* _Task instructions_
List each line of the data that holds the string "React".
— Start of Raw data —
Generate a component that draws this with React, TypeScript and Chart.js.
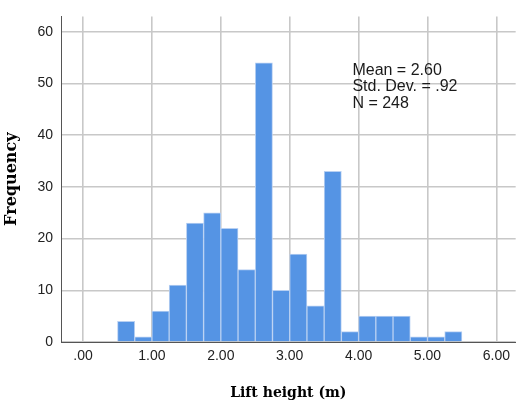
import React, { useEffect, useRef } from "react";
import { Chart, registerables } from "chart.js";

Chart.register(...registerables);

const binWidth = 0.25;
const binStarts = [0.5, 0.75, 1.0, 1.25, 1.5, 1.75, 2.0, 2.25, 2.5, 2.75, 3.0, 3.25, 3.5, 3.75, 4.0, 4.25, 4.5, 4.75, 5.0, 5.25];
const frequencies = [4, 1, 6, 11, 23, 25, 22, 14, 54, 10, 17, 7, 33, 2, 5, 5, 5, 1, 1, 2];
const xTickValues = [0, 1, 2, 3, 4, 5, 6];
const xTickLabels = [".00", "1.00", "2.00", "3.00", "4.00", "5.00", "6.00"];
const yTickValues = [0, 10, 20, 30, 40, 50, 60];
const statsLines = ["Mean = 2.60", "Std. Dev. = .92", "N = 248"];
const xTitle = "Lift height (m)";
const yTitle = "Frequency";

const statsPlugin = {
  id: "stats",
  afterDraw(chart: any) {
    const { ctx, scales } = chart;
    const x = scales.x.getPixelForValue(3.91);
    const y0 = scales.y.getPixelForValue(51.7);
    ctx.save();
    ctx.font = '16px "Liberation Sans", Arial, sans-serif';
    ctx.fillStyle = "#1a1a1a";
    ctx.textBaseline = "alphabetic";
    ctx.textAlign = "left";
    statsLines.forEach((t, i) => ctx.fillText(t, x, y0 + i * 16.5));
    ctx.restore();
  },
};

export default function App() {
  const ref = useRef<HTMLCanvasElement | null>(null);
  useEffect(() => {
    if (!ref.current) return;
    const chart = new Chart(ref.current, {
      type: "bar",
      data: {
        datasets: [
          {
            data: binStarts.map((s, i) => ({ x: s + binWidth / 2, y: frequencies[i] })),
            backgroundColor: "#5594e4",
            borderColor: "#b8d0f2",
            borderWidth: 1,
            barPercentage: 1,
            categoryPercentage: 1,
          },
        ],
      },
      options: {
        animation: false,
        responsive: false,
        maintainAspectRatio: false,
        layout: { padding: { top: 3, left: 0, right: 0, bottom: 0 } },
        plugins: { legend: { display: false }, tooltip: { enabled: false } },
        scales: {
          x: {
            type: "linear",
            min: -0.32,
            max: 6.28,
            offset: false,
            afterFit: (s: any) => { s.height = 64; },
            afterBuildTicks: (s: any) => { s.ticks = xTickValues.map((v) => ({ value: v })); },
            ticks: {
              callback: (v: any) => xTickLabels[xTickValues.indexOf(Number(v))] ?? "",
              font: { family: '"Liberation Sans", Arial, sans-serif', size: 14 },
              color: "#222",
              padding: 6,
              maxRotation: 0,
              autoSkip: false,
            },
            grid: { color: "#c8c8c8", lineWidth: 1.6, drawTicks: false, offset: false },
            border: { display: true, color: "#555", width: 1 },
            title: {
              display: true,
              text: xTitle,
              font: { family: '"DejaVu Serif", serif', size: 14, weight: "bold" },
              color: "#000",
              padding: { top: 0, bottom: 4.6 },
            },
          },
          y: {
            type: "linear",
            min: 0,
            max: 63,
            afterFit: (s: any) => { s.width = 61; },
            afterBuildTicks: (s: any) => { s.ticks = yTickValues.map((v) => ({ value: v })); },
            ticks: {
              font: { family: '"Liberation Sans", Arial, sans-serif', size: 14 },
              color: "#222",
              padding: 8,
            },
            grid: { color: "#c8c8c8", lineWidth: 1.6, drawTicks: false },
            border: { display: true, color: "#555", width: 1 },
            title: {
              display: true,
              text: yTitle,
              font: { family: '"DejaVu Serif", serif', size: 16, weight: "bold" },
              color: "#000",
              padding: { top: 2.5, bottom: 0 },
            },
          },
        },
      },
      plugins: [statsPlugin],
    } as any);
    return () => chart.destroy();
  }, []);
  return (
    <div style={{ position: "fixed", left: 0, top: 0, width: 516, height: 406, background: "#fff" }}>
      <canvas ref={ref} width={516} height={406} style={{ width: 516, height: 406, display: "block" }} />
    </div>
  );
}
— End of Raw data —
* _The completed task_
Generate a component that draws this with React, TypeScript and Chart.js.
import React, { useEffect, useRef } from "react";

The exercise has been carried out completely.